--- begin Available records ---

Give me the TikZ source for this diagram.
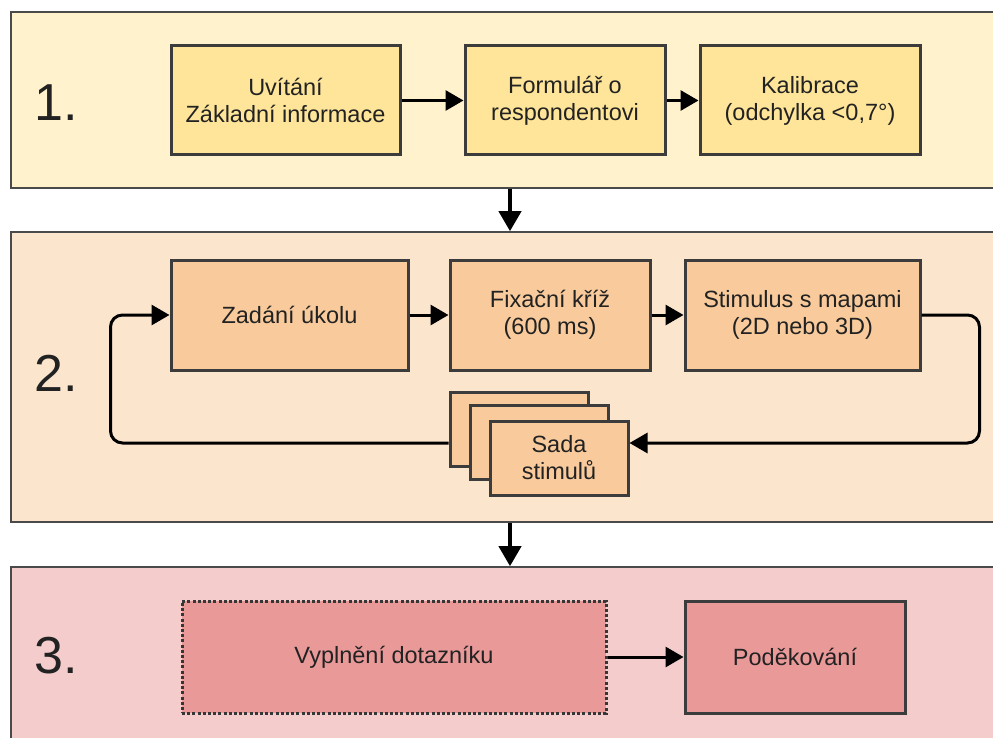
\documentclass[tikz,border=0pt]{standalone}
\usepackage{fontspec}
\setmainfont{Liberation Sans}
\usetikzlibrary{arrows.meta,calc}

\definecolor{paneline}{HTML}{4A4A4A}
\definecolor{boxline}{HTML}{3C3C3C}
\definecolor{txt}{HTML}{222222}
\definecolor{bgA}{HTML}{FFF2CC}
\definecolor{boxA}{HTML}{FFE599}
\definecolor{bgB}{HTML}{FCE5CD}
\definecolor{boxB}{HTML}{F9CB9C}
\definecolor{bgC}{HTML}{F4CCCC}
\definecolor{boxC}{HTML}{EA9999}

\begin{document}
\begin{tikzpicture}[x=1pt,y=-1pt,
  panel/.style={draw=paneline, line width=1.6pt, minimum width=998pt, inner sep=0pt},
  stepbox/.style={draw=boxline, line width=3pt, align=center, text=txt,
    font=\fontsize{23.5}{27}\selectfont, inner sep=0pt},
  phase/.style={text=txt, font=\fontsize{52}{60}\selectfont, inner sep=0pt},
  flow/.style={line width=3pt, -{Triangle[length=18pt,width=20pt]}},
  downflow/.style={line width=4pt, -{Triangle[length=20pt,width=22pt]}},
  loopflow/.style={line width=3pt, rounded corners=12pt}
]
\useasboundingbox (0,0) rectangle (993,738);
\clip (0,0) rectangle (993,738);
\fill[white] (0,0) rectangle (993,738);

% three phase panels
\node[panel, fill=bgA, minimum height=176pt] (p1) at (510,100) {};
\node[panel, fill=bgB, minimum height=290pt] (p2) at (510,377) {};
\node[panel, fill=bgC, minimum height=202pt] (p3) at (510,668) {};

\node[phase] (n1) at (56,103) {1.};
\node[phase] (n2) at (56,373) {2.};
\node[phase] (n3) at (56,656) {3.};

% phase 1
\node[stepbox, fill=boxA, minimum width=229pt, minimum height=109pt] (welcome) at (285.5,100.5) {Uvítání\\Základní informace};
\node[stepbox, fill=boxA, minimum width=200pt, minimum height=109pt] (form) at (565,100.5) {Formulář o\\respondentovi};
\node[stepbox, fill=boxA, minimum width=220pt, minimum height=109pt] (calib) at (810,100.5) {Kalibrace\\(odchylka <0,7°)};
\draw[flow] (welcome.east) -- (form.west);
\draw[flow] (form.east) -- (calib.west);

% phase 2
\node[stepbox, fill=boxB, minimum width=237pt, minimum height=110pt] (task) at (289.5,315) {Zadání úkolu};
\node[stepbox, fill=boxB, minimum width=200pt, minimum height=110pt] (fix) at (550,315) {Fixační kříž\\(600 ms)};
\node[stepbox, fill=boxB, minimum width=235pt, minimum height=110pt] (stim) at (802.5,315) {Stimulus s mapami\\(2D nebo 3D)};
\node[stepbox, fill=boxB, minimum width=138pt, minimum height=74pt] (sada3) at (519,429) {};
\node[stepbox, fill=boxB, minimum width=138pt, minimum height=74pt] (sada2) at (539,442.5) {};
\node[stepbox, fill=boxB, minimum width=138pt, minimum height=74pt] (sada) at (559,458) {Sada\\stimulů};
\coordinate (loopy) at (0,443);
\draw[flow] (task.east) -- (fix.west);
\draw[flow] (fix.east) -- (stim.west);
\draw[loopflow, -{Triangle[length=18pt,width=20pt]}] (stim.east) -- ++(58,0) |- (sada.east |- loopy);
\draw[loopflow, -{Triangle[length=18pt,width=20pt]}] (sada3.west |- loopy) -| ([xshift=-59pt]task.west) -- (task.west);

% phase 3
\node[stepbox, fill=boxC, draw=boxline!90!black, line width=3pt, dash pattern=on 3pt off 2.2pt, minimum width=424pt, minimum height=112pt] (quest) at (394,657) {Vyplnění dotazníku};
\node[stepbox, fill=boxC, minimum width=220pt, minimum height=112pt] (thanks) at (795,657) {Poděkování};
\draw[flow] (quest.east) -- (thanks.west);

% transitions between phases
\draw[downflow] (p1.south) -- (p2.north);
\draw[downflow] (p2.south) -- (p3.north);
\end{tikzpicture}
\end{document}
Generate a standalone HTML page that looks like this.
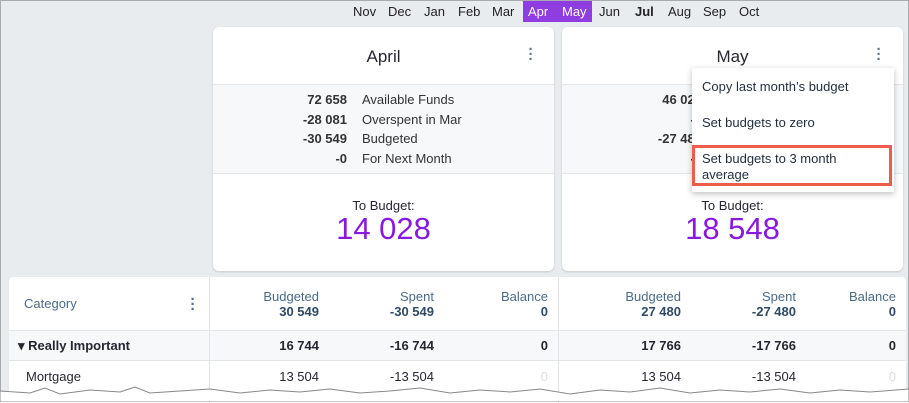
<!DOCTYPE html>
<html><head><style>
*{box-sizing:border-box;margin:0;padding:0}
body{width:909px;height:402px;overflow:hidden;background:#fff;font-family:"Liberation Sans",sans-serif;color:#272630;position:relative}
.frame{position:absolute;left:0;top:0;width:909px;height:402px;background:#e8ecef;border:1px solid #a8acb0}
.a{position:absolute;white-space:nowrap}
.m{font-size:13px;top:3px;color:#222}
.card{position:absolute;top:26px;width:341px;height:244px;background:#fff;border-radius:6px;box-shadow:0 1px 2px rgba(0,0,0,.15);overflow:hidden}
.card .t{position:absolute;top:20px;width:100%;text-align:center;font-size:17px}
.card .st{position:absolute;top:57px;left:0;right:0;height:90px;background:#f6f8fa;border-top:1px solid #e3e6e9;border-bottom:1px solid #e3e6e9}
.dots{position:absolute;font-size:15px;color:#5a7796;font-weight:bold;line-height:5px;width:6px;text-align:center}
.sr{position:absolute;font-size:13px;color:#333}
.n{text-align:right;width:60px;font-weight:bold}
.tb{position:absolute;top:171px;width:100%;text-align:center;font-size:13px}
.big{position:absolute;top:184px;width:100%;text-align:center;font-size:31px;color:#8719e0}
.tbl{position:absolute;left:8px;top:276px;width:897px;height:126px;background:#fff;border-radius:4px}
.h{font-size:13px;color:#4b6a8a;text-align:right;line-height:15px}
.h b{color:#2f4a66}
.r{font-size:13px;text-align:right}
</style></head><body>
<div class="frame">
<div class="a" style="left:522px;top:0;width:69px;height:21px;background:#8f3de0"></div>
<div class="a m" style="left:352px">Nov</div>
<div class="a m" style="left:387px">Dec</div>
<div class="a m" style="left:423px">Jan</div>
<div class="a m" style="left:457px">Feb</div>
<div class="a m" style="left:491px">Mar</div>
<div class="a m" style="left:527px;color:#fff">Apr</div>
<div class="a m" style="left:561px;color:#fff">May</div>
<div class="a m" style="left:598px">Jun</div>
<div class="a m" style="left:634px;font-weight:bold">Jul</div>
<div class="a m" style="left:667px">Aug</div>
<div class="a m" style="left:702px">Sep</div>
<div class="a m" style="left:738px">Oct</div>

<div class="card" style="left:212px">
<div class="t">April</div>
<div class="dots" style="left:315px;top:20px">·<br>·<br>·</div>
<div class="st">
<div class="sr n" style="left:74px;top:7px">72 658</div><div class="sr" style="left:149px;top:7px">Available Funds</div>
<div class="sr n" style="left:74px;top:27px">-28 081</div><div class="sr" style="left:149px;top:27px">Overspent in Mar</div>
<div class="sr n" style="left:74px;top:46px">-30 549</div><div class="sr" style="left:149px;top:46px">Budgeted</div>
<div class="sr n" style="left:74px;top:66px">-0</div><div class="sr" style="left:149px;top:66px">For Next Month</div>
</div>
<div class="tb">To Budget:</div>
<div class="big">14 028</div>
</div>

<div class="card" style="left:561px">
<div class="t">May</div>
<div class="dots" style="left:314px;top:20px">·<br>·<br>·</div>
<div class="st">
<div class="sr n" style="left:80px;top:7px">46 023</div>
<div class="sr n" style="left:80px;top:27px">-0</div>
<div class="sr n" style="left:80px;top:46px">-27 480</div>
<div class="sr n" style="left:80px;top:66px">-0</div>
</div>
<div class="tb">To Budget:</div>
<div class="big">18 548</div>
</div>

<div class="a" style="left:691px;top:67px;width:202px;height:124px;background:#fff;box-shadow:0 2px 6px rgba(0,0,0,.25)"></div>
<div class="a" style="left:701px;top:78px;font-size:13px;color:#1f2d3d">Copy last month’s budget</div>
<div class="a" style="left:701px;top:114px;font-size:13px;color:#1f2d3d">Set budgets to zero</div>
<div class="a" style="left:691px;top:144px;width:200px;height:41px;border:3px solid #ec5d4b"></div>
<div class="a" style="left:701px;top:150px;font-size:13px;color:#1f2d3d;line-height:16px">Set budgets to 3 month<br>average</div>

<div class="tbl">
<div class="a" style="left:0;top:53px;width:897px;height:31px;background:#f6f8fa;border-top:1px solid #e3e6e9;border-bottom:1px solid #e3e6e9"></div>
<div class="a" style="left:200px;top:0;width:1px;height:126px;background:#e3e6e9"></div>
<div class="a" style="left:549px;top:0;width:1px;height:126px;background:#e3e6e9"></div>
<div class="a" style="left:15px;top:19px;font-size:13px;color:#4b6a8a">Category</div>
<div class="dots" style="left:181px;top:20px;color:#4b6a8a">·<br>·<br>·</div>
<div class="a h" style="right:587px;top:12px">Budgeted<br><b>30 549</b></div>
<div class="a h" style="right:472px;top:12px">Spent<br><b>-30 549</b></div>
<div class="a h" style="right:358px;top:12px">Balance<br><b>0</b></div>
<div class="a h" style="right:225px;top:12px">Budgeted<br><b>27 480</b></div>
<div class="a h" style="right:110px;top:12px">Spent<br><b>-27 480</b></div>
<div class="a h" style="right:10px;top:12px">Balance<br><b>0</b></div>
<div class="a" style="left:9px;top:61px;font-size:13px;font-weight:bold">▾ Really Important</div>
<div class="a r" style="right:587px;top:61px;font-weight:bold">16 744</div>
<div class="a r" style="right:472px;top:61px;font-weight:bold">-16 744</div>
<div class="a r" style="right:358px;top:61px;font-weight:bold">0</div>
<div class="a r" style="right:225px;top:61px;font-weight:bold">17 766</div>
<div class="a r" style="right:110px;top:61px;font-weight:bold">-17 766</div>
<div class="a r" style="right:10px;top:61px;font-weight:bold">0</div>
<div class="a" style="left:17px;top:92px;font-size:13px">Mortgage</div>
<div class="a r" style="right:587px;top:92px">13 504</div>
<div class="a r" style="right:472px;top:92px">-13 504</div>
<div class="a r" style="right:358px;top:92px;color:#ddd">0</div>
<div class="a r" style="right:225px;top:92px">13 504</div>
<div class="a r" style="right:110px;top:92px">-13 504</div>
<div class="a r" style="right:10px;top:92px;color:#ddd">0</div>
</div>
</div>
<svg class="a" style="left:0;top:384px" width="909" height="18"><polygon fill="#fff" stroke="#888" stroke-width="1" points="0,7 30,9 45,4 60,10 90,6 120,8 135,3 150,9 180,7 210,5 240,9 270,6 300,8 330,5 360,9 390,7 420,4 450,9 480,6 510,8 540,5 570,10 600,6 630,8 660,4 690,9 720,6 750,8 780,5 810,9 840,6 870,8 909,5 909,18 0,18"/></svg>
</body></html>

--- end Available records ---

Task: Search the preceding listing for the word "this" and pull out every line that holds it.

Solved problem:
Give me the TikZ source for this diagram.
Generate a standalone HTML page that looks like this.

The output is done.